Hi Cole
that's interesting. I will think if changing give us such a
simplification
which is worth pursuing.
Stefano
Hi Stefano,
Legacy code that functions is always an interesting time, but a job can submit another job. In fact, that is exactly what DAGMan does. DAGMan will 'run' condor_submit for all nodes job template files and actually run condor_submit_dag for subdag nodes. The original job sticking around to do monitoring and bookkeeping also kind of deters the thought of switching to submission rather than direct execution since there are limits to the number of running scheduler universe jobs. Meaning you could only run half as many workflows as you would have 2 scheduler universe jobs per workflow (setup job and DAGMan job).
-Cole Bollig
From: Stefano Belforte <stefano.belforte@xxxxxxx>
Sent: Friday, June 20, 2025 2:22 PM
To: HTCondor-Users Mail List <htcondor-users@xxxxxxxxxxx>
Cc: stefano.belforte@xxxxxxx <stefano.belforte@xxxxxxx>; Cole Bollig <cabollig@xxxxxxxx>
Subject: Re: [HTCondor-users] Halting a DagmanThanks Todd and Cole,
Indeed I had a "memory" of having read about <DAG file>.halt
but could not find it in the doc today, so I asked.

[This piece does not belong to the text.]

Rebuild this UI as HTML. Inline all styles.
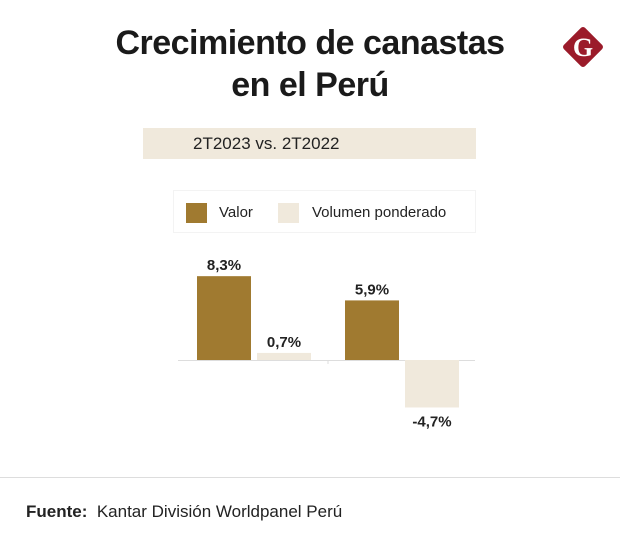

I have to find a way to create that file remotely, since action will
be initiated on a machine other than the AP. I guess I can't
"spool" files there anymore.
Our use case is the usual "very old thing which was never touched
since Brian wrote it 10+ years ago maybe because at the time it
was the only/best way and we haven't tried to improve".We submit remotely a condor job on the scheduler universe in the AP,
this job does some needed intializations (like unpacking of tarball, preparing
directories, reporting things back to submitter and do some env. configuration)
and then unleashes condor_dagman as last line. So eventually
Dagman does run on the AP !
I do not know if we could use condor_submit_dagman instead at that point,
can a job submit another job ? The fact that the initial job does not exit,
but keeps running executing condor_dagman does help bookeeping and
monitoring, putting hands in that makes changes grow too much and too fast
for the current "it works, don't fix it" situation.
Thanks
Stefano